- _What is needed_: Your task is to repeat the lines from the line with "Clone this chart in Apache ECharts." to the line with "const gateLabelY = 594;", both ends included, and nothing else. Pictures stay out of the copy.

- _Record extracts_:
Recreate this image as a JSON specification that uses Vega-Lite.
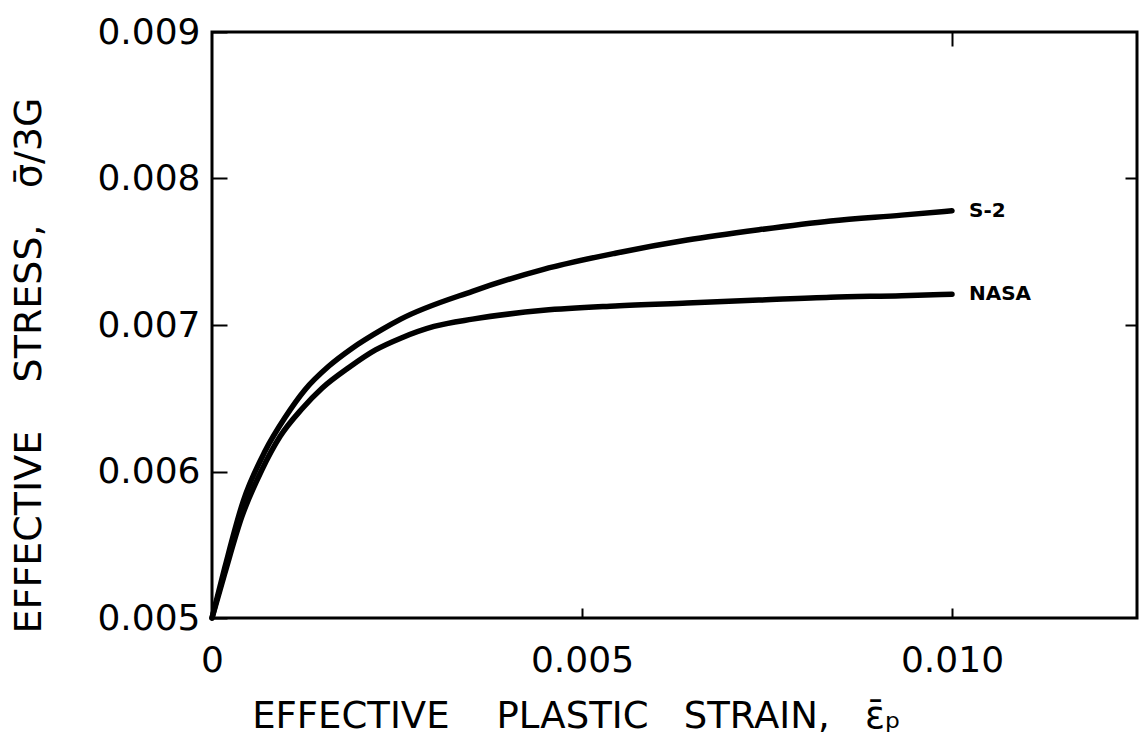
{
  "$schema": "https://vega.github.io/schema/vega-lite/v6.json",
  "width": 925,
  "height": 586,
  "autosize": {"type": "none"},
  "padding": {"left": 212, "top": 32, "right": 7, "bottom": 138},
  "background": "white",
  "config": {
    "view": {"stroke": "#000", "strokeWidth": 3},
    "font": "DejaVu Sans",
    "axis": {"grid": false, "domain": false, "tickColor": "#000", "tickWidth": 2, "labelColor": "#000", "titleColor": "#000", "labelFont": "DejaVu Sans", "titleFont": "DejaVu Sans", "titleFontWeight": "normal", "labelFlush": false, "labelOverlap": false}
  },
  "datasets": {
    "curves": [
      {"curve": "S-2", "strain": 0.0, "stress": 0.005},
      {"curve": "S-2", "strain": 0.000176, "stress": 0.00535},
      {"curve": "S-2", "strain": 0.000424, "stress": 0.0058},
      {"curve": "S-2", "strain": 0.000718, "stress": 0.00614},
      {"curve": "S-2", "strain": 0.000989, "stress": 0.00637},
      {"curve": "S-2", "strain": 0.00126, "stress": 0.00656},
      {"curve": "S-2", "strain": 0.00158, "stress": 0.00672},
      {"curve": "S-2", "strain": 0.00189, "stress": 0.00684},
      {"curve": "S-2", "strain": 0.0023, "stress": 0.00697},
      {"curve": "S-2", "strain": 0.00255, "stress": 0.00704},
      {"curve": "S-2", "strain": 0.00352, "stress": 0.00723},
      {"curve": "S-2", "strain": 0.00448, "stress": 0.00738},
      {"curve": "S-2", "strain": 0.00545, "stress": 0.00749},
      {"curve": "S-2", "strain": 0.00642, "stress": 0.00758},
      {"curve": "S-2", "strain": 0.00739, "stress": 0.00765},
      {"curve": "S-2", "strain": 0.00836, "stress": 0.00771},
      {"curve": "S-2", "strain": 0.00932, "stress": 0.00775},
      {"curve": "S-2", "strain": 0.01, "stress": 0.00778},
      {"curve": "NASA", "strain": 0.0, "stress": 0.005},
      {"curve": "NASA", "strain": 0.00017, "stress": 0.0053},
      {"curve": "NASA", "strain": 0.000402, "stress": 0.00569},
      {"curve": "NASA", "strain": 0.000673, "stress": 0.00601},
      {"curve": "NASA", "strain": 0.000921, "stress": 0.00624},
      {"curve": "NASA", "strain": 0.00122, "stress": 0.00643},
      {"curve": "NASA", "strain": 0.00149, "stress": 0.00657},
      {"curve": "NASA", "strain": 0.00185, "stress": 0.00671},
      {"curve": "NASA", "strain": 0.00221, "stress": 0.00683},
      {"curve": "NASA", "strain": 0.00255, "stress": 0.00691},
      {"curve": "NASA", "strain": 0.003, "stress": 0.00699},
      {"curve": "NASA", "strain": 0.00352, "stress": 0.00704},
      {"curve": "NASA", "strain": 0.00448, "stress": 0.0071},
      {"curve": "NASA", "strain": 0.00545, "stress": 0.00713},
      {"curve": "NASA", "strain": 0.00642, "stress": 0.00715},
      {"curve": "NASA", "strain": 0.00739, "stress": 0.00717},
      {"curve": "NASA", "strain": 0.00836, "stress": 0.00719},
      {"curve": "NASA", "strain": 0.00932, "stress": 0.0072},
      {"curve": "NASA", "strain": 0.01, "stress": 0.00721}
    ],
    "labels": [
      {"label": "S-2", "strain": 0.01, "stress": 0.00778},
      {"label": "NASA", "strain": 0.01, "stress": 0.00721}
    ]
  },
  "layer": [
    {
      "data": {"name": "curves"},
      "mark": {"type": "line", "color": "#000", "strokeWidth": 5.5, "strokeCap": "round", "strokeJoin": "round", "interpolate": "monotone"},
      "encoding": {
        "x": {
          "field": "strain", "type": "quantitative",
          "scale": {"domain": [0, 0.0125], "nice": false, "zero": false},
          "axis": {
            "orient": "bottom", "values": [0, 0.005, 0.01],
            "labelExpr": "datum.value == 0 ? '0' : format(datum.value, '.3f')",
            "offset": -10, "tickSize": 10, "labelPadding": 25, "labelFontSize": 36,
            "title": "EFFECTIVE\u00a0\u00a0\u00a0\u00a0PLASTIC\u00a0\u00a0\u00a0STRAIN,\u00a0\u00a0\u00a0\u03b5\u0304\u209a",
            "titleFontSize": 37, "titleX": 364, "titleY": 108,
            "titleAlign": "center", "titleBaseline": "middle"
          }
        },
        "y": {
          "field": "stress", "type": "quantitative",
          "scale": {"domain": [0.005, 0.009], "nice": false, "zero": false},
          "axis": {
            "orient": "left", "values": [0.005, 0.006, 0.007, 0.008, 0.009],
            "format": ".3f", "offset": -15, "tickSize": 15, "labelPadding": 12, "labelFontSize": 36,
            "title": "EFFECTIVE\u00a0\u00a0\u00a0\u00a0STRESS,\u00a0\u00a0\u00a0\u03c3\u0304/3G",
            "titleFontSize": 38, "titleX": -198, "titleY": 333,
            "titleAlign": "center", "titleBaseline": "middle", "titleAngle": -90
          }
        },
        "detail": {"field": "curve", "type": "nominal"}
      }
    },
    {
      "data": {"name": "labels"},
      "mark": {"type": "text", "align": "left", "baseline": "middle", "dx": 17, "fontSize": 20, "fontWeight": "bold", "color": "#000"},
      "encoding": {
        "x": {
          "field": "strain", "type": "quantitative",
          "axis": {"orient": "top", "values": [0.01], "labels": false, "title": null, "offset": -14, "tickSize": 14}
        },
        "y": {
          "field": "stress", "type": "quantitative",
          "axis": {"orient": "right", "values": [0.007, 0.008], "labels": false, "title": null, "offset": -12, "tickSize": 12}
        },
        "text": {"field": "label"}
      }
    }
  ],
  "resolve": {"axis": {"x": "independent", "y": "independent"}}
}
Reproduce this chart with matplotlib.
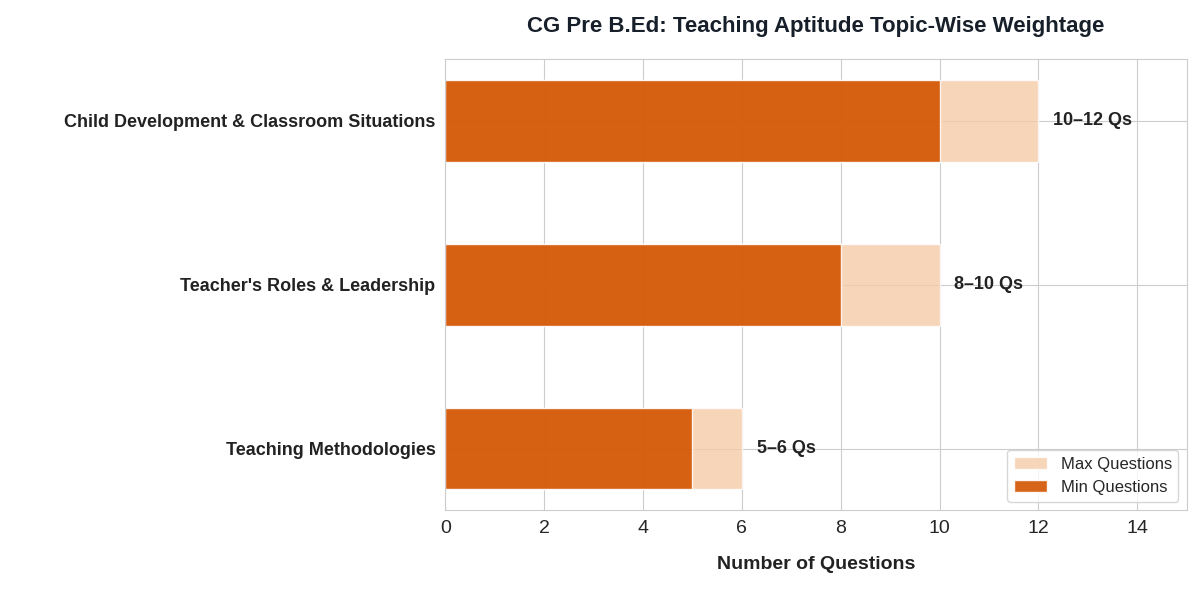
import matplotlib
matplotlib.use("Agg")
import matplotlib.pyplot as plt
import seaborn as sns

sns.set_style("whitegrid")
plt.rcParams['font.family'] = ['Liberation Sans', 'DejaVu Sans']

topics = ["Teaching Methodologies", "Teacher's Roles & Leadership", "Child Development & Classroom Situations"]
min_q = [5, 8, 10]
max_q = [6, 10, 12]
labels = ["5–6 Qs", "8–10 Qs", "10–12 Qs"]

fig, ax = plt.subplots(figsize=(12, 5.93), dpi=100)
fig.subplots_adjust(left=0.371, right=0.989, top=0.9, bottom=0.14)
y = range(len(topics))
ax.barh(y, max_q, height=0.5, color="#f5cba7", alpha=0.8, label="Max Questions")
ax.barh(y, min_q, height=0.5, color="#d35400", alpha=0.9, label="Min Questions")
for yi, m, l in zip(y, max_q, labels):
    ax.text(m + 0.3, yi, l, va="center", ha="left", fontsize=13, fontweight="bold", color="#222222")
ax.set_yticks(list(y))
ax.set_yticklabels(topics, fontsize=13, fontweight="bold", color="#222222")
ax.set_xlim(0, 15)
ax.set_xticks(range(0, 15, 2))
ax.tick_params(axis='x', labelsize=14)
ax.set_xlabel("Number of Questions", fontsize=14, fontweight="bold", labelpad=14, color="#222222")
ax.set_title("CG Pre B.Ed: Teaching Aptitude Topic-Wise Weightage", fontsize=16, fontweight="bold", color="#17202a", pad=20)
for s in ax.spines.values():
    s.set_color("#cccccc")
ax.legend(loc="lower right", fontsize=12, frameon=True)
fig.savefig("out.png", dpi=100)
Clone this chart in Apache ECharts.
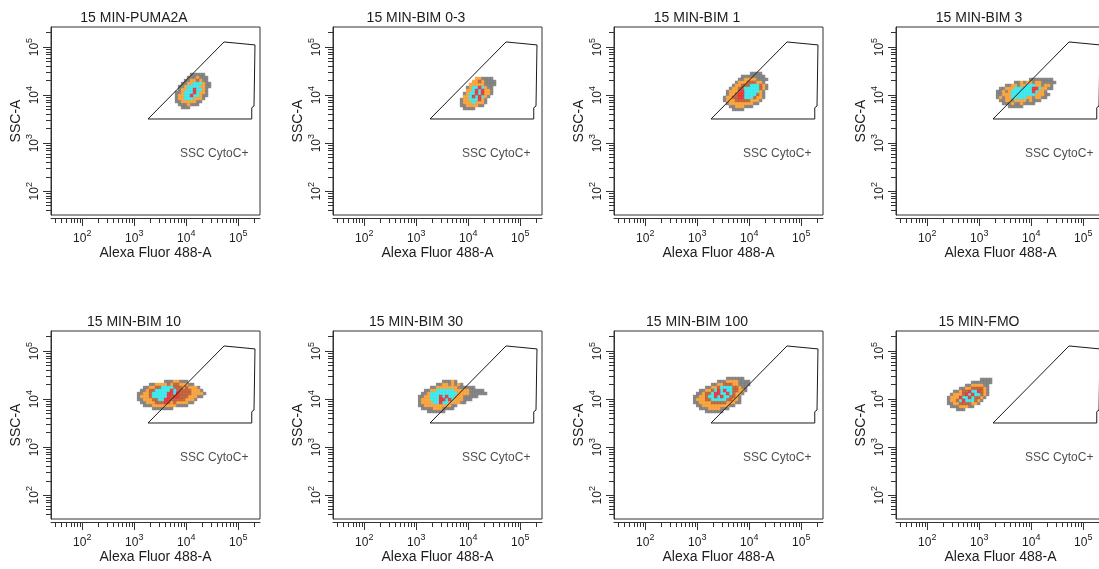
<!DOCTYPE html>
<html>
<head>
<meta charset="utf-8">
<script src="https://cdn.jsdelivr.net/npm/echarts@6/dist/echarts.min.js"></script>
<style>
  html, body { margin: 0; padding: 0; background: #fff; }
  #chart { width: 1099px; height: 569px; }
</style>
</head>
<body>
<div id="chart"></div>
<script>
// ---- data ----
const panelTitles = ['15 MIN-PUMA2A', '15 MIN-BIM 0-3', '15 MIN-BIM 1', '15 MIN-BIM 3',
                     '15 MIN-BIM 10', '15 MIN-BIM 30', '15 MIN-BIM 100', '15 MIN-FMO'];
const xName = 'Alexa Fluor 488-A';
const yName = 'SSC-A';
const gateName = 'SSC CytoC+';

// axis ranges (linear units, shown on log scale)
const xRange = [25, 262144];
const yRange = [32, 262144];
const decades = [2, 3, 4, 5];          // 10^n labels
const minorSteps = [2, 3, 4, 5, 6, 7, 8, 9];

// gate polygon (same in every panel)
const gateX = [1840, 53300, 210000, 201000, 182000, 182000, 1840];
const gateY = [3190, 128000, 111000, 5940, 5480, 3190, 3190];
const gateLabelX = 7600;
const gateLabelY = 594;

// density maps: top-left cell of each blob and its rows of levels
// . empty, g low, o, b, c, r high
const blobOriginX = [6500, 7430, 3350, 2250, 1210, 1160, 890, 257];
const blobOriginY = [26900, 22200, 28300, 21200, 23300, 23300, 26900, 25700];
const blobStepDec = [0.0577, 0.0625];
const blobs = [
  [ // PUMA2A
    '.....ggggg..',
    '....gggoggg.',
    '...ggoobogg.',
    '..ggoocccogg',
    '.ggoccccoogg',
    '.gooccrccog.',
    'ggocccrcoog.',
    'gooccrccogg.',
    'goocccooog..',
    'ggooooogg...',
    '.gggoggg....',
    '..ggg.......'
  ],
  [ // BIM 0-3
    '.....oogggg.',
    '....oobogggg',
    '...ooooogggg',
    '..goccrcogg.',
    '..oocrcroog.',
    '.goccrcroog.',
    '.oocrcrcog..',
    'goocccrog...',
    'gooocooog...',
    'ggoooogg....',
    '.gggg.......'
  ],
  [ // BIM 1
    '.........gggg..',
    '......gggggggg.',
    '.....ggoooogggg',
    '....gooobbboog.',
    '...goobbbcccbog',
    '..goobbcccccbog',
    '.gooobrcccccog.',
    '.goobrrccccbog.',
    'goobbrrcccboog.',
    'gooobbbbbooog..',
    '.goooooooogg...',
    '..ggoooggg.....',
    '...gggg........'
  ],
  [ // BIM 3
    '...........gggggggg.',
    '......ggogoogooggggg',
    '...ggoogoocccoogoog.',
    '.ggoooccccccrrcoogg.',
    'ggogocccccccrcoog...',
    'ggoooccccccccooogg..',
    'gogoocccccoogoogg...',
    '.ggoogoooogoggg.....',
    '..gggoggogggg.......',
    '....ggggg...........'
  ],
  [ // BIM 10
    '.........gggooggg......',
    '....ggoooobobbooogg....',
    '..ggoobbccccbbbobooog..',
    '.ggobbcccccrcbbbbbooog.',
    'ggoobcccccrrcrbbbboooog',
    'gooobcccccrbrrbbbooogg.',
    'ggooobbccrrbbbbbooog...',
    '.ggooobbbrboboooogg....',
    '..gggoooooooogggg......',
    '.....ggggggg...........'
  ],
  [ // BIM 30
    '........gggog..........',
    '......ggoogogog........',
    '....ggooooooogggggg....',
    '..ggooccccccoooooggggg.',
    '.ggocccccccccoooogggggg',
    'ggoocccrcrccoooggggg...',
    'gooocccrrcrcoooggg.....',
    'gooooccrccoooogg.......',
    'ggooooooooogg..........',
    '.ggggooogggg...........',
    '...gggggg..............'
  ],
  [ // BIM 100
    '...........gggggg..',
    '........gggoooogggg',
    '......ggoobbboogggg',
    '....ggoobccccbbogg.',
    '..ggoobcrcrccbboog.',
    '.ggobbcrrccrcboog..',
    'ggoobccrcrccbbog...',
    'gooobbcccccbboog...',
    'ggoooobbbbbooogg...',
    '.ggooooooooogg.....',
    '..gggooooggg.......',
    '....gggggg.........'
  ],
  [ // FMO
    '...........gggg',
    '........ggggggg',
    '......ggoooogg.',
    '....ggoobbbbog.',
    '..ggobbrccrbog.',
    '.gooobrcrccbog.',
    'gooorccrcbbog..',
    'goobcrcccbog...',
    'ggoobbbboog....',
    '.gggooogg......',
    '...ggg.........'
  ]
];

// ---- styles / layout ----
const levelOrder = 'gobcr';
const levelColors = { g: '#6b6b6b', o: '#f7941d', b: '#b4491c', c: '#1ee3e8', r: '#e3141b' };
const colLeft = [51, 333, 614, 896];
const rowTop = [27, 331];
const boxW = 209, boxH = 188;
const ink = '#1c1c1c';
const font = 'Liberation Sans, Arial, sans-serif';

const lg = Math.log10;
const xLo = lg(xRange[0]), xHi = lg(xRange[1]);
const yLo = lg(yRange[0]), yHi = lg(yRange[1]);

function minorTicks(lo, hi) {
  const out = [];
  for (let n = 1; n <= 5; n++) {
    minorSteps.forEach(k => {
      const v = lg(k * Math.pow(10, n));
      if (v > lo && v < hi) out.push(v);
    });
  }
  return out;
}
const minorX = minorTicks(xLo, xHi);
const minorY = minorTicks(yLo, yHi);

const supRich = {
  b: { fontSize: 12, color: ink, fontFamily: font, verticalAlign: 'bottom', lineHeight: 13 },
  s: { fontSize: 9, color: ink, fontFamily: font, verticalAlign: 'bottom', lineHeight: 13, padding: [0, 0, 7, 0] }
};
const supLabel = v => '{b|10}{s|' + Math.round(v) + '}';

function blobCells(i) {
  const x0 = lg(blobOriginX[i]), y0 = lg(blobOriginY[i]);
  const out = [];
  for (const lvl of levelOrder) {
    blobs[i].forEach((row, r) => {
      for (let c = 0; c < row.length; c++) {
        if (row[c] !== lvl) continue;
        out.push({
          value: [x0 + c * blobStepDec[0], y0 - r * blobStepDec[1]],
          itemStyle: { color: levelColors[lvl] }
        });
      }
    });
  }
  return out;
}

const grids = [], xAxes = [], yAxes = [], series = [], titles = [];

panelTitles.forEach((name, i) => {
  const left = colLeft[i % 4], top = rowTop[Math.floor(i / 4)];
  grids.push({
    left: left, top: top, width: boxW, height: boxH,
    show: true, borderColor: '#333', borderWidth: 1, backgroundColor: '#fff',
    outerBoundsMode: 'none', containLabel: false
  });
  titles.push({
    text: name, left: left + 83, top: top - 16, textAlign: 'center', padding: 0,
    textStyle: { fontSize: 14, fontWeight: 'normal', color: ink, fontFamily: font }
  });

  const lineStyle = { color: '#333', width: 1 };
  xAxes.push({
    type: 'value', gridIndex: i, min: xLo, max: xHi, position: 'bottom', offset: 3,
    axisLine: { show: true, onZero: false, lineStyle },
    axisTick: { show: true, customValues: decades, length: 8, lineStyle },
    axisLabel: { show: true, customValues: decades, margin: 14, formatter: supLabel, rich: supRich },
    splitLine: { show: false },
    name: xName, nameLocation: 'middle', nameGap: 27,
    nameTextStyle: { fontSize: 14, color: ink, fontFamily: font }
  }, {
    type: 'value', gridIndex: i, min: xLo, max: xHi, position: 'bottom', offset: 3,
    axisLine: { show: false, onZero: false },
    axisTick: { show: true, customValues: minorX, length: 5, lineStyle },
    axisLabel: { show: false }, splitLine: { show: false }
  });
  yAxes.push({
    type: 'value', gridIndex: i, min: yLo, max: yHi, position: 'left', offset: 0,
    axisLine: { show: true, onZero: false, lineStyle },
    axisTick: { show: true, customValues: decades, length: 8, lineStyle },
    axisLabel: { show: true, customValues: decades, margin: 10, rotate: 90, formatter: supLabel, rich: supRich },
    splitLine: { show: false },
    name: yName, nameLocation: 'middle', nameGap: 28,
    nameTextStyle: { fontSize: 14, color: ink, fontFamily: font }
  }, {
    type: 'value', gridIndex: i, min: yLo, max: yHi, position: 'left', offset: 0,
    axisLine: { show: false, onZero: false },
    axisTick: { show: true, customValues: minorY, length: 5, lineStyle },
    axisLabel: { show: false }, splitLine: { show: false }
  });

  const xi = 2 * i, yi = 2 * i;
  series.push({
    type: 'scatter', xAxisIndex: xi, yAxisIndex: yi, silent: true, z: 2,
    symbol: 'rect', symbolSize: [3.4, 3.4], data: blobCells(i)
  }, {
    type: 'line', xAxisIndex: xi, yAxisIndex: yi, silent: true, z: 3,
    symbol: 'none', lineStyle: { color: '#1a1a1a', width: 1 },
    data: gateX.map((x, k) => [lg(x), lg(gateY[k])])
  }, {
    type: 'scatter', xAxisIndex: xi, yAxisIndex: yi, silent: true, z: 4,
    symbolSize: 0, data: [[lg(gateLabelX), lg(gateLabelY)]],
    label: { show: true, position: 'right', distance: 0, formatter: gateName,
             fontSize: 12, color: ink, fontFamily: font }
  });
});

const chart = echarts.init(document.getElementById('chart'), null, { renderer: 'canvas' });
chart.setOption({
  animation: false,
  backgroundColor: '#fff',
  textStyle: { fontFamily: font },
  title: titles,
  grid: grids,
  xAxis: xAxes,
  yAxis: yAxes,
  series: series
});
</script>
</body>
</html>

- _Output for this exercise_:
Clone this chart in Apache ECharts.
<!DOCTYPE html>
<html>
<head>
<meta charset="utf-8">
<script src="https://cdn.jsdelivr.net/npm/echarts@6/dist/echarts.min.js"></script>
<style>
  html, body { margin: 0; padding: 0; background: #fff; }
  #chart { width: 1099px; height: 569px; }
</style>
</head>
<body>
<div id="chart"></div>
<script>
// ---- data ----
const panelTitles = ['15 MIN-PUMA2A', '15 MIN-BIM 0-3', '15 MIN-BIM 1', '15 MIN-BIM 3',
                     '15 MIN-BIM 10', '15 MIN-BIM 30', '15 MIN-BIM 100', '15 MIN-FMO'];
const xName = 'Alexa Fluor 488-A';
const yName = 'SSC-A';
const gateName = 'SSC CytoC+';

// axis ranges (linear units, shown on log scale)
const xRange = [25, 262144];
const yRange = [32, 262144];
const decades = [2, 3, 4, 5];          // 10^n labels
const minorSteps = [2, 3, 4, 5, 6, 7, 8, 9];

// gate polygon (same in every panel)
const gateX = [1840, 53300, 210000, 201000, 182000, 182000, 1840];
const gateY = [3190, 128000, 111000, 5940, 5480, 3190, 3190];
const gateLabelX = 7600;
const gateLabelY = 594;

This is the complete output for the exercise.